All of the material should be reproduced exactly, with pictures left out.

--------------------------------------------------

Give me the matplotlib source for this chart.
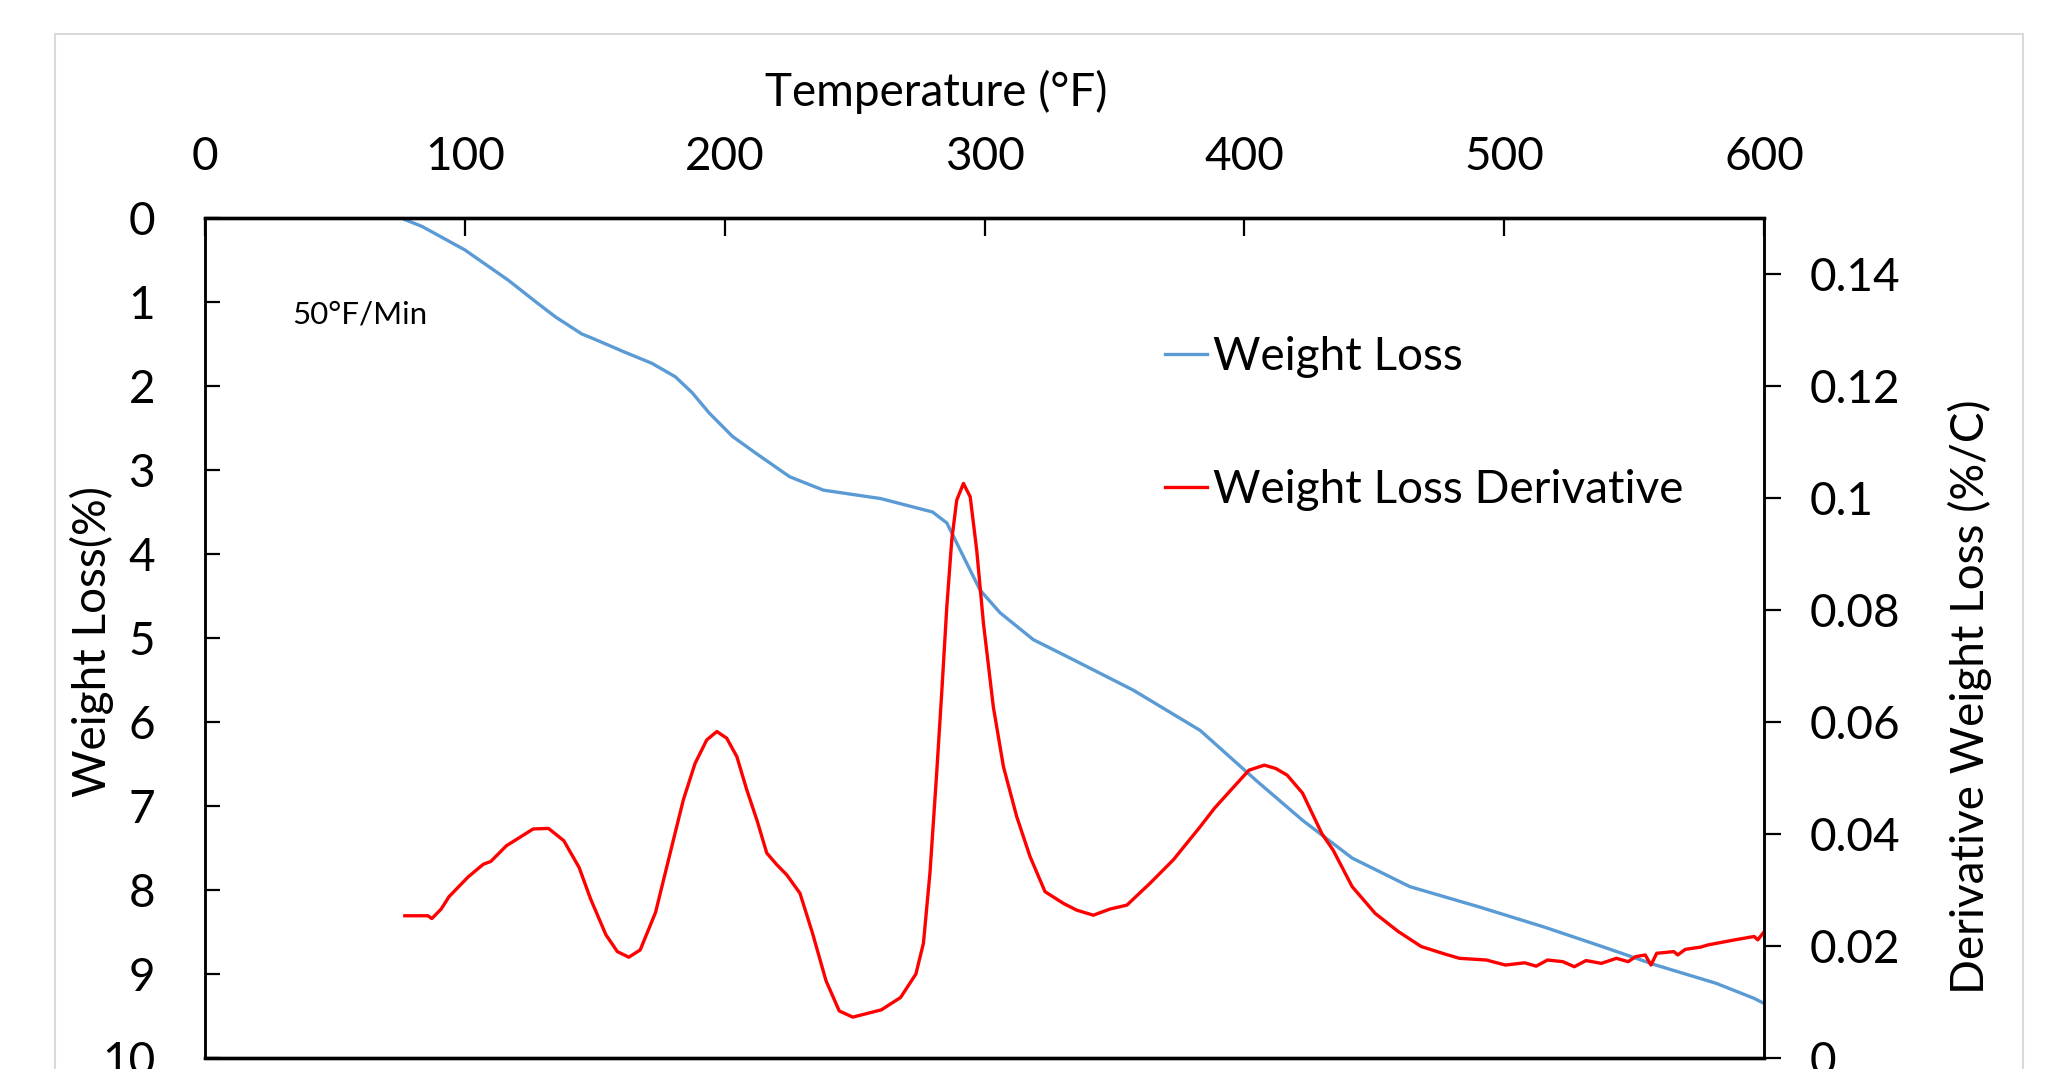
import matplotlib
matplotlib.use("Agg")
import matplotlib.pyplot as plt
from matplotlib.patches import Rectangle
from matplotlib.ticker import FuncFormatter, MultipleLocator

plt.rcParams["font.family"] = ["Lato", "DejaVu Sans"]

# weight loss curve (left axis, %)
temp_wl = [77, 83.5, 100, 116.7, 127.8, 135, 141, 145, 149.7, 155, 161, 172, 181, 187.5,
           194, 203, 212, 225, 238, 260, 280, 285.5, 290.6, 298.3, 306, 318.8, 333,
           357.2, 383, 404.7, 422.4, 441.5, 463.7, 490.2, 515.3, 537.4, 558, 581.5,
           596.2, 600]
weight_loss = [0.02, 0.1, 0.38, 0.74, 1.01, 1.18, 1.3, 1.38, 1.44, 1.51, 1.59, 1.73, 1.89,
               2.08, 2.32, 2.6, 2.8, 3.08, 3.24, 3.34, 3.5, 3.63, 3.95, 4.43, 4.7, 5.02,
               5.24, 5.62, 6.1, 6.7, 7.17, 7.62, 7.96, 8.2, 8.44, 8.67, 8.89, 9.11, 9.29,
               9.35]

# derivative curve (right axis, %/C)
temp_dr = [76.9, 85.8, 87.3, 90.9, 93.9, 101.2, 107.1, 110, 116, 126.3, 132.2, 138.1,
           144, 148.4, 154.3, 158.7, 163.1, 167.5, 173.4, 180.3, 184.1, 188.6, 193.1,
           197, 200.8, 204.7, 208.5, 212.4, 216.2, 220.1, 223.9, 229, 233.8, 239,
           244.1, 249.3, 254.4, 260.3, 267.7, 273.6, 276.5, 279, 281.6, 283.6, 285.5,
           287.4, 289.3, 291.9, 294.5, 297, 299.6, 303.4, 307.3, 312.4, 317.5, 323.3,
           330.4, 335.5, 341.9, 348.3, 354.8, 363.7, 372.7, 383, 388.5, 395.9, 401.8,
           407.7, 412.1, 416.5, 422.4, 429.8, 434.2, 441.5, 450.4, 459.2, 468.1, 476.9,
           482.8, 493.1, 500.5, 507.9, 512.3, 516.7, 522.6, 527, 531.5, 537.4, 543.2,
           547.7, 550.6, 554.3, 556.5, 558.7, 565.3, 566.8, 569.7, 575.6, 578.5, 588.8,
           596.2, 597.6, 599.8]
derivative = [0.0254, 0.0254, 0.0249, 0.0266, 0.0288, 0.0323, 0.0346, 0.0351, 0.0379,
              0.0409, 0.041, 0.0388, 0.034, 0.0284, 0.022, 0.019, 0.018, 0.0193, 0.026,
              0.039, 0.0461, 0.0526, 0.0568, 0.0583, 0.0571, 0.0538, 0.0479, 0.0425,
              0.0366, 0.0345, 0.0327, 0.0294, 0.0223, 0.0138, 0.0084, 0.0073, 0.0079,
              0.0086, 0.0108, 0.015, 0.0205, 0.033, 0.0509, 0.0657, 0.0806, 0.0925,
              0.0996, 0.1026, 0.1002, 0.0907, 0.0776, 0.0627, 0.052, 0.0431, 0.036,
              0.0297, 0.0276, 0.0264, 0.0255, 0.0266, 0.0273, 0.0312, 0.0354, 0.0413,
              0.0446, 0.0484, 0.0514, 0.0523, 0.0517, 0.0505, 0.0473, 0.0401, 0.0371,
              0.0306, 0.0258, 0.0226, 0.0199, 0.0186, 0.0178, 0.0175, 0.0166, 0.017,
              0.0164, 0.0175, 0.0172, 0.0163, 0.0174, 0.0169, 0.0178, 0.0172, 0.0181,
              0.0184, 0.0166, 0.0187, 0.019, 0.0184, 0.0194, 0.0198, 0.0202, 0.0211,
              0.0217, 0.0211, 0.0224]

BLUE = "#5B9BD5"
RED = "#FF0000"
FS = 33

fig = plt.figure(figsize=(20.52, 10.69), dpi=100)
fig.patches.append(Rectangle((55 / 2052, -0.1), (2023 - 55) / 2052, 1.068,
                             transform=fig.transFigure, fill=False,
                             edgecolor="#D9D9D9", linewidth=1.5))

ax = fig.add_axes([205 / 2052, 1 - 1058 / 1069, (1764 - 205) / 2052, 840 / 1069])
ax2 = ax.twinx()

l1, = ax.plot(temp_wl, weight_loss, color=BLUE, linewidth=2.4, label="Weight Loss")
l2, = ax2.plot(temp_dr, derivative, color=RED, linewidth=2.4, label="Weight Loss Derivative")

ax.set_xlim(0, 600)
ax.set_ylim(10, 0)
ax2.set_ylim(0, 0.15)
ax.xaxis.set_major_locator(MultipleLocator(100))
ax.yaxis.set_major_locator(MultipleLocator(1))
ax2.yaxis.set_major_locator(MultipleLocator(0.02))
ax2.yaxis.set_major_formatter(FuncFormatter(lambda v, p: f"{v:g}" if v < 0.145 else ""))

for a in (ax, ax2):
    for side, sp in a.spines.items():
        sp.set_linewidth(2.4 if side in ("top", "bottom") else 1.8)
        sp.set_color("black")

ax.tick_params(axis="x", direction="in", length=13, width=1.6, top=True, bottom=False,
               labeltop=True, labelbottom=False, labelsize=FS, pad=29)
ax.tick_params(axis="y", direction="in", length=11, width=1.6, labelsize=FS, pad=36)
ax2.tick_params(axis="y", direction="out", length=12, width=1.6, labelsize=FS, pad=21)

ax.xaxis.set_label_position("top")
ax.set_xlabel("Temperature (°F)", fontsize=FS)
ax.xaxis.set_label_coords(0.469, 1.15)
ax.xaxis.label.set_verticalalignment("center")

ax.set_ylabel("Weight Loss(%)", fontsize=FS)
ax.yaxis.set_label_coords(-0.0725, 0.496)
ax.yaxis.label.set_verticalalignment("center")

ax2.set_ylabel("Derivative Weight Loss (%/C)", fontsize=FS, rotation=90)
ax2.yaxis.set_label_coords(1.132, 0.43)
ax2.yaxis.label.set_verticalalignment("center")

ax.text(292 / 2052, 1 - 315 / 1069, "50°F/Min", fontsize=22.5, va="center", ha="left",
        transform=fig.transFigure)

fig.legend(handles=[l1, l2], loc="upper left", bbox_to_anchor=(1165 / 2052, 1 - 336 / 1069),
           bbox_transform=fig.transFigure, frameon=False, fontsize=FS, borderpad=0,
           borderaxespad=0, handlelength=0.92, handletextpad=0.13, labelspacing=1.98)

fig.savefig("out.png", dpi=100, facecolor="white")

--------------------------------------------------

Result for this exercise →
Give me the matplotlib source for this chart.
import matplotlib
matplotlib.use("Agg")
import matplotlib.pyplot as plt
from matplotlib.patches import Rectangle
from matplotlib.ticker import FuncFormatter, MultipleLocator

plt.rcParams["font.family"] = ["Lato", "DejaVu Sans"]

# weight loss curve (left axis, %)
temp_wl = [77, 83.5, 100, 116.7, 127.8, 135, 141, 145, 149.7, 155, 161, 172, 181, 187.5,
           194, 203, 212, 225, 238, 260, 280, 285.5, 290.6, 298.3, 306, 318.8, 333,
           357.2, 383, 404.7, 422.4, 441.5, 463.7, 490.2, 515.3, 537.4, 558, 581.5,
           596.2, 600]
weight_loss = [0.02, 0.1, 0.38, 0.74, 1.01, 1.18, 1.3, 1.38, 1.44, 1.51, 1.59, 1.73, 1.89,
               2.08, 2.32, 2.6, 2.8, 3.08, 3.24, 3.34, 3.5, 3.63, 3.95, 4.43, 4.7, 5.02,
               5.24, 5.62, 6.1, 6.7, 7.17, 7.62, 7.96, 8.2, 8.44, 8.67, 8.89, 9.11, 9.29,
               9.35]

# derivative curve (right axis, %/C)
temp_dr = [76.9, 85.8, 87.3, 90.9, 93.9, 101.2, 107.1, 110, 116, 126.3, 132.2, 138.1,
           144, 148.4, 154.3, 158.7, 163.1, 167.5, 173.4, 180.3, 184.1, 188.6, 193.1,
           197, 200.8, 204.7, 208.5, 212.4, 216.2, 220.1, 223.9, 229, 233.8, 239,
           244.1, 249.3, 254.4, 260.3, 267.7, 273.6, 276.5, 279, 281.6, 283.6, 285.5,
           287.4, 289.3, 291.9, 294.5, 297, 299.6, 303.4, 307.3, 312.4, 317.5, 323.3,
           330.4, 335.5, 341.9, 348.3, 354.8, 363.7, 372.7, 383, 388.5, 395.9, 401.8,
           407.7, 412.1, 416.5, 422.4, 429.8, 434.2, 441.5, 450.4, 459.2, 468.1, 476.9,
           482.8, 493.1, 500.5, 507.9, 512.3, 516.7, 522.6, 527, 531.5, 537.4, 543.2,
           547.7, 550.6, 554.3, 556.5, 558.7, 565.3, 566.8, 569.7, 575.6, 578.5, 588.8,
           596.2, 597.6, 599.8]
derivative = [0.0254, 0.0254, 0.0249, 0.0266, 0.0288, 0.0323, 0.0346, 0.0351, 0.0379,
              0.0409, 0.041, 0.0388, 0.034, 0.0284, 0.022, 0.019, 0.018, 0.0193, 0.026,
              0.039, 0.0461, 0.0526, 0.0568, 0.0583, 0.0571, 0.0538, 0.0479, 0.0425,
              0.0366, 0.0345, 0.0327, 0.0294, 0.0223, 0.0138, 0.0084, 0.0073, 0.0079,
              0.0086, 0.0108, 0.015, 0.0205, 0.033, 0.0509, 0.0657, 0.0806, 0.0925,
              0.0996, 0.1026, 0.1002, 0.0907, 0.0776, 0.0627, 0.052, 0.0431, 0.036,
              0.0297, 0.0276, 0.0264, 0.0255, 0.0266, 0.0273, 0.0312, 0.0354, 0.0413,
              0.0446, 0.0484, 0.0514, 0.0523, 0.0517, 0.0505, 0.0473, 0.0401, 0.0371,
              0.0306, 0.0258, 0.0226, 0.0199, 0.0186, 0.0178, 0.0175, 0.0166, 0.017,
              0.0164, 0.0175, 0.0172, 0.0163, 0.0174, 0.0169, 0.0178, 0.0172, 0.0181,
              0.0184, 0.0166, 0.0187, 0.019, 0.0184, 0.0194, 0.0198, 0.0202, 0.0211,
              0.0217, 0.0211, 0.0224]

BLUE = "#5B9BD5"
RED = "#FF0000"
FS = 33

fig = plt.figure(figsize=(20.52, 10.69), dpi=100)
fig.patches.append(Rectangle((55 / 2052, -0.1), (2023 - 55) / 2052, 1.068,
                             transform=fig.transFigure, fill=False,
                             edgecolor="#D9D9D9", linewidth=1.5))

ax = fig.add_axes([205 / 2052, 1 - 1058 / 1069, (1764 - 205) / 2052, 840 / 1069])
ax2 = ax.twinx()

l1, = ax.plot(temp_wl, weight_loss, color=BLUE, linewidth=2.4, label="Weight Loss")
l2, = ax2.plot(temp_dr, derivative, color=RED, linewidth=2.4, label="Weight Loss Derivative")

ax.set_xlim(0, 600)
ax.set_ylim(10, 0)
ax2.set_ylim(0, 0.15)
ax.xaxis.set_major_locator(MultipleLocator(100))
ax.yaxis.set_major_locator(MultipleLocator(1))
ax2.yaxis.set_major_locator(MultipleLocator(0.02))
ax2.yaxis.set_major_formatter(FuncFormatter(lambda v, p: f"{v:g}" if v < 0.145 else ""))

for a in (ax, ax2):
    for side, sp in a.spines.items():
        sp.set_linewidth(2.4 if side in ("top", "bottom") else 1.8)
        sp.set_color("black")

ax.tick_params(axis="x", direction="in", length=13, width=1.6, top=True, bottom=False,
               labeltop=True, labelbottom=False, labelsize=FS, pad=29)
ax.tick_params(axis="y", direction="in", length=11, width=1.6, labelsize=FS, pad=36)
ax2.tick_params(axis="y", direction="out", length=12, width=1.6, labelsize=FS, pad=21)

ax.xaxis.set_label_position("top")
ax.set_xlabel("Temperature (°F)", fontsize=FS)
ax.xaxis.set_label_coords(0.469, 1.15)
ax.xaxis.label.set_verticalalignment("center")

ax.set_ylabel("Weight Loss(%)", fontsize=FS)
ax.yaxis.set_label_coords(-0.0725, 0.496)
ax.yaxis.label.set_verticalalignment("center")

ax2.set_ylabel("Derivative Weight Loss (%/C)", fontsize=FS, rotation=90)
ax2.yaxis.set_label_coords(1.132, 0.43)
ax2.yaxis.label.set_verticalalignment("center")

ax.text(292 / 2052, 1 - 315 / 1069, "50°F/Min", fontsize=22.5, va="center", ha="left",
        transform=fig.transFigure)

fig.legend(handles=[l1, l2], loc="upper left", bbox_to_anchor=(1165 / 2052, 1 - 336 / 1069),
           bbox_transform=fig.transFigure, frameon=False, fontsize=FS, borderpad=0,
           borderaxespad=0, handlelength=0.92, handletextpad=0.13, labelspacing=1.98)

fig.savefig("out.png", dpi=100, facecolor="white")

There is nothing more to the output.